Ловец душ - страница 40

Шрифт
Интервал


– Че вы там делаете? – послышался откуда-то из-за соседского забора мужской голос.

– Коль, ты вправду что делаешь? – изумилась я наглому грабежу.

Тут из открытых настежь ворот староста за косу вытащил женщину, босую, в одном исподнем. Та дико визжала, пыталась вырваться, за что получила увесистым сапогом. После чего она захрипела, упала в грязь и зарыдала в голос:

– Не надо! Оставьте, изверги! Оставьте! Не делала ничего!

Она схватила Савкова за штанину:

– Будь ты проклят, безумный! Будь проклят!

Николай оттолкнул ее, но женщина, словно дикая кошка, вцепилась снова.

– Люди добрые, что же это делается?! – визжала она.

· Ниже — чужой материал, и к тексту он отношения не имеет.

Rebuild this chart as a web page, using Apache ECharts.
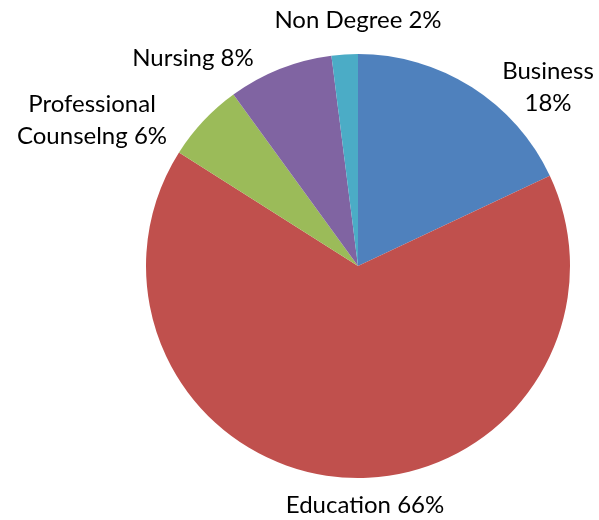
<!DOCTYPE html>
<html>
<head>
<meta charset="utf-8">
<script src="https://cdn.jsdelivr.net/npm/echarts@6/dist/echarts.min.js"></script>
<style>
  html, body { margin: 0; padding: 0; background: #fff; }
  #chart { width: 599px; height: 520px; }
</style>
</head>
<body>
<div id="chart"></div>
<script>
const categories = ["Business", "Education", "Professional\nCounselng", "Nursing", "Non Degree"];
const shares = [18, 66, 6, 8, 2];
const colors = ["#4F81BD", "#C0504D", "#9BBB59", "#8064A2", "#4BACC6"];

// label anchor points (centre of each text block), same order as categories
const labelSpots = [[548, 87], [365, 505], [92, 120], [193, 58], [358, 20]];

const chart = echarts.init(document.getElementById("chart"));

chart.setOption({
  animation: false,
  color: colors,
  series: [
    {
      type: "pie",
      center: [358, 266],
      radius: 212,
      startAngle: 90,
      clockwise: true,
      data: categories.map((name, i) => ({ name, value: shares[i] })),
      label: {
        show: true,
        position: "outside",
        formatter: (p) => {
          if (p.dataIndex === 0) return p.name + "\n" + p.value + "%";
          return p.name + " " + p.value + "%";
        },
        fontFamily: "Lato",
        fontSize: 24,
        lineHeight: 32,
        color: "#000",
        align: "center",
        overflow: "none",
        width: 300,
      },
      labelLine: { show: false },
      labelLayout: (params) => {
        const spot = labelSpots[params.dataIndex];
        return {
          x: spot[0],
          y: spot[1],
          align: "center",
          verticalAlign: "middle",
        };
      },
      emphasis: { disabled: true },
    },
  ],
});
</script>
</body>
</html>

Никто не высовывался из дворов. Мужчины с потухшими факелами стояли у забора, почти сконфуженные и испуганные. Может, и хотели ведьмака остановить, да боялись, а Николай и действительно светился какой-то затаенной внутренней злобой, которую при свете дня, видать, прятал глубоко внутри.

– Ты, погань деревенская! – плюнул он и с силой отбросил женщину. Та отлетела на сажень, упала лицом в грязь. Черные длинные волосы разметались, окунулись в лужу, покрыв спину прядками-змейками. – Думала, за счет выпи еще молодой лет триста проживешь? Вот, мужики, – обратился он к присутствующим, – она эту гадость сотворила, она пусть и умертвляет.

– Садись! – приказал мне Николай, передавая поводья. – И только попробуй пискнуть, придушу!

Глядя в его перекошенное лицо, я посчитала за благо смолчать и быстро забраться на лошадь, только повернулась к ведьме, все еще сидящей в ледяной грязи. Глаза ее горели зеленым колдовским огнем, а над головой светился тонкий, едва заметный зеленоватый венок. Она не говорила в голос, лишь шевельнула губами:

– Будьте порчены все!

Неожиданно пахнуло жасмином, и что-то подобно плетке хлестнуло меня по лицу, даже голова мотнулась, а щеку обожгло. От страха пересохло горло и заслезились глаза. Я отвернулась и пришпорила лошадь, догоняя своих попутчиков.

Похоже, нас только что прокляли!

* * *

Утро мы встретили в пути, измученные бессонной ночью и тяжелой дорогой. Я широко зевала и едва справлялась с дремотой, веки с каждой минутой становились все тяжелее, и держать глаза открытыми было совершенно невозможно. Сон наваливался, не боясь ни утренней прохлады, ни болезненно ноющей щеки. Савков хмуро следил за бесконечной дорожной колеей, доверху наполненной мутной водой. Лу откровенно похрапывал в седле, голова с нахлобученной огромной шляпой качалась в такт спокойному ходу лошадки, а длинная шпага била по ее каурому боку.